Recipient: U.S. Senate

Dear Senator:


On behalf of the Leadership Conference on Civil Rights (LCCR), the nation’s oldest, largest, and most diverse civil and human rights coalition, we write in strong support of the Baucus-Tester Amendment #1236 to S. 1348. The amendment would strike provisions of S. 1348 that expand the fatally-flawed “REAL ID Act of 2005.”


S. 1348 would require employers to verify both the (a) identity and (b) employment eligibility of all potential employees. This applies to both citizens and immigrants.However, after June 1, 2013, only state-issued drivers’ licenses or ID cards that comply with the REAL ID Act will be sufficient to establish identity. For most Americans, the only alternative will be to present a U.S. passport – which most Americans currently do not have, and which currently costs $97 to obtain (a price certain to increase by 2013).


S. 1348 also delays the implementation of Title IV (temporary workers) and most of Title VI (legalization) until the employment eligibility verification provisions in Title III – which rely extensively on the REAL ID Act – are “funded, in place, and in operation.”


These provisions take one of Congress’ biggest mistakes in recent years, and make it even worse. Enacted with no hearings, with minimal debate, and rushed into law as part of an unrelated emergency spending measure, the REAL ID Act mandates drastic and expensive changes to the way states produce drivers’ licenses and other forms of ID. When it was enacted, it dictated that non-compliant state ID cards would no longer be accepted for any “official purpose” by any federal agency – including by the TSA at commercial airport security checkpoints.

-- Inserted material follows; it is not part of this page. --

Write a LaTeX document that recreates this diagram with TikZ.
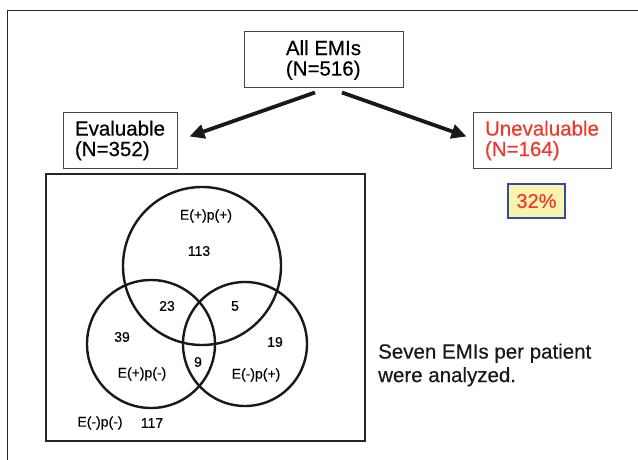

Under S. 1348, non-compliant cards would also no longer be acceptable for employment.


LCCR strongly opposed the REAL ID Act. While proponents argued it would make air travel safer, a dubious claim in itself, we expressed concern that it would evolve into a defacto “national ID” law over time. S. 1348 is a huge step forward in this disturbing trend. Yet the REAL ID Act still remains completely unworkable, for many reasons:


• The Department of Homeland Security estimates that it will cost $23 billion for states to comply with the law. These costs will certainly mean drastically higher fees for drivers’ licenses, tax increases, ballooning state deficits, or cuts in other vital state expenditures – not to mention far longer waits at DMV facilities.


• The law requires states to verify each document (birth certificate, utility bill, passport, etc.) that applicants use to prove identity, with the agency that issued it. Yet states still do not have useful standards for what counts as adequate “verification,” a uniform system to obtain it, or a way to compel assistance from uncooperative agencies.


• The law requires states to determine the citizenship or immigration status of every applicant for an ID card. Yet states do not have the infrastructure to get this information, and state DMV employees simply do not have the expertise in immigration law – a subject that rivals tax law in its complexity – to interpret it in a fair and accurate manner.


• The law requires states to set up new computerized databases that share personal details of ID card holders with other states and the federal government. This opens the door to identity theft on a potentially massive scale.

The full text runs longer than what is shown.